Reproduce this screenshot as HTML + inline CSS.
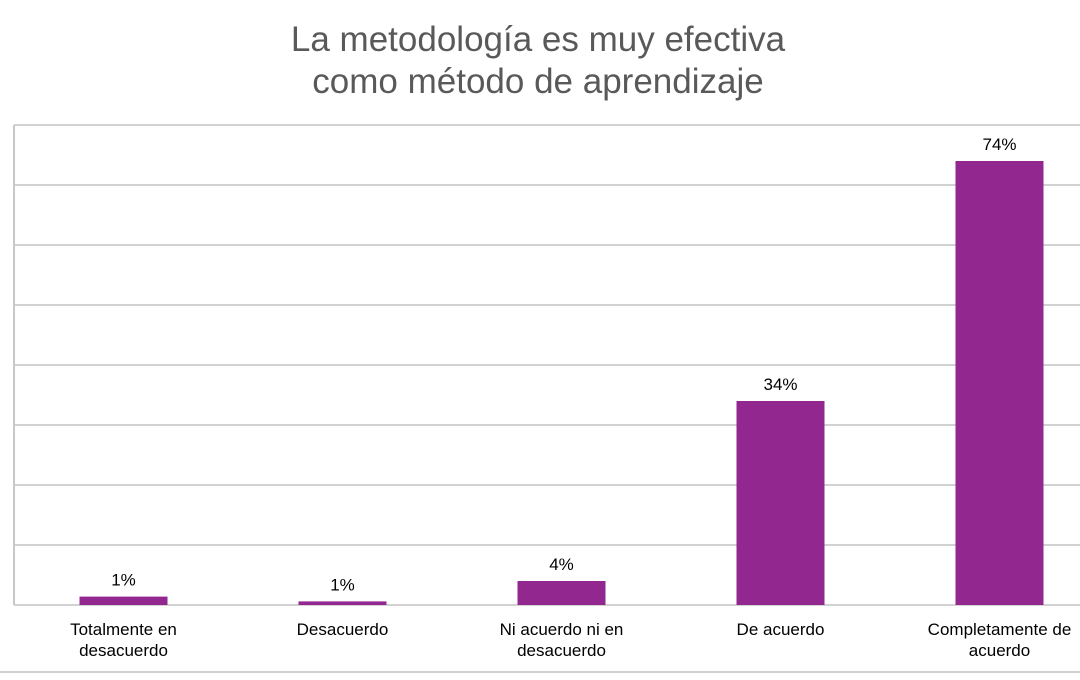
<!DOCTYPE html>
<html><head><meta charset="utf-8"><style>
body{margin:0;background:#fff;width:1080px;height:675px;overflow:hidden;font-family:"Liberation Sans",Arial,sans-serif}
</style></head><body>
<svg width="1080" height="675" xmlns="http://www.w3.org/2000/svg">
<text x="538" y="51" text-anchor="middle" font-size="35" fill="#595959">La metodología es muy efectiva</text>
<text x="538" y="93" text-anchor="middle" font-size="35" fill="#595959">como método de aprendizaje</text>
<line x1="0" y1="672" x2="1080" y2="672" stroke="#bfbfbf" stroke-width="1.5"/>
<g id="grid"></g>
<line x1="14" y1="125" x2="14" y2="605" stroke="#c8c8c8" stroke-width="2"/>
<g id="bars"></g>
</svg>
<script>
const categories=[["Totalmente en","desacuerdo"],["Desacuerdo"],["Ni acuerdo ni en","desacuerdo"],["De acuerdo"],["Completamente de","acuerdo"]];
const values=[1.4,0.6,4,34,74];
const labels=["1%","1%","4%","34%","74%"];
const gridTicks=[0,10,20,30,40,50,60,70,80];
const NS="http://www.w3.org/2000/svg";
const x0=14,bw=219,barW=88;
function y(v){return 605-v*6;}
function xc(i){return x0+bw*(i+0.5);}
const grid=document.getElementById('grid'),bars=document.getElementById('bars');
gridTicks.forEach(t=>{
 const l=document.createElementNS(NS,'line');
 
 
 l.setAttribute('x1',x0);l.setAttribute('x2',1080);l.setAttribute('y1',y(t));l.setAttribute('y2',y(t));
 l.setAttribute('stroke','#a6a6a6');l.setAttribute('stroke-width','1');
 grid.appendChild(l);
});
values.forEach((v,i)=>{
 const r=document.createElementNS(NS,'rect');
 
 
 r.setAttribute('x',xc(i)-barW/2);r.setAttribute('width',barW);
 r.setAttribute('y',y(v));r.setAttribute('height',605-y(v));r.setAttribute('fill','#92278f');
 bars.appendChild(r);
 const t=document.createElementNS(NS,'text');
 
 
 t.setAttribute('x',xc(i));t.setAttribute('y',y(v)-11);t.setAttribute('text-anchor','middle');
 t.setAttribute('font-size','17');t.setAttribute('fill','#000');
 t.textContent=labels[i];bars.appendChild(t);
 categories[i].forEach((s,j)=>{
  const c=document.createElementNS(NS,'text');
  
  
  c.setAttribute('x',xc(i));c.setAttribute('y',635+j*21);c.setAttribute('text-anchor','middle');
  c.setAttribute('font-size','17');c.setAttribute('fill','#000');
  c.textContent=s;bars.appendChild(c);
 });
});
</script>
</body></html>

_ _ _ _ _

→ STATED EXERCISE:
Write out nothing but the lines from the start of the data through the line with "const t=document.createElementNS(NS,'text');". Leave out the pictures.

→ FULL ANSWER:
Reproduce this screenshot as HTML + inline CSS.
<!DOCTYPE html>
<html><head><meta charset="utf-8"><style>
body{margin:0;background:#fff;width:1080px;height:675px;overflow:hidden;font-family:"Liberation Sans",Arial,sans-serif}
</style></head><body>
<svg width="1080" height="675" xmlns="http://www.w3.org/2000/svg">
<text x="538" y="51" text-anchor="middle" font-size="35" fill="#595959">La metodología es muy efectiva</text>
<text x="538" y="93" text-anchor="middle" font-size="35" fill="#595959">como método de aprendizaje</text>
<line x1="0" y1="672" x2="1080" y2="672" stroke="#bfbfbf" stroke-width="1.5"/>
<g id="grid"></g>
<line x1="14" y1="125" x2="14" y2="605" stroke="#c8c8c8" stroke-width="2"/>
<g id="bars"></g>
</svg>
<script>
const categories=[["Totalmente en","desacuerdo"],["Desacuerdo"],["Ni acuerdo ni en","desacuerdo"],["De acuerdo"],["Completamente de","acuerdo"]];
const values=[1.4,0.6,4,34,74];
const labels=["1%","1%","4%","34%","74%"];
const gridTicks=[0,10,20,30,40,50,60,70,80];
const NS="http://www.w3.org/2000/svg";
const x0=14,bw=219,barW=88;
function y(v){return 605-v*6;}
function xc(i){return x0+bw*(i+0.5);}
const grid=document.getElementById('grid'),bars=document.getElementById('bars');
gridTicks.forEach(t=>{
 const l=document.createElementNS(NS,'line');
 
 
 l.setAttribute('x1',x0);l.setAttribute('x2',1080);l.setAttribute('y1',y(t));l.setAttribute('y2',y(t));
 l.setAttribute('stroke','#a6a6a6');l.setAttribute('stroke-width','1');
 grid.appendChild(l);
});
values.forEach((v,i)=>{
 const r=document.createElementNS(NS,'rect');
 
 
 r.setAttribute('x',xc(i)-barW/2);r.setAttribute('width',barW);
 r.setAttribute('y',y(v));r.setAttribute('height',605-y(v));r.setAttribute('fill','#92278f');
 bars.appendChild(r);
 const t=document.createElementNS(NS,'text');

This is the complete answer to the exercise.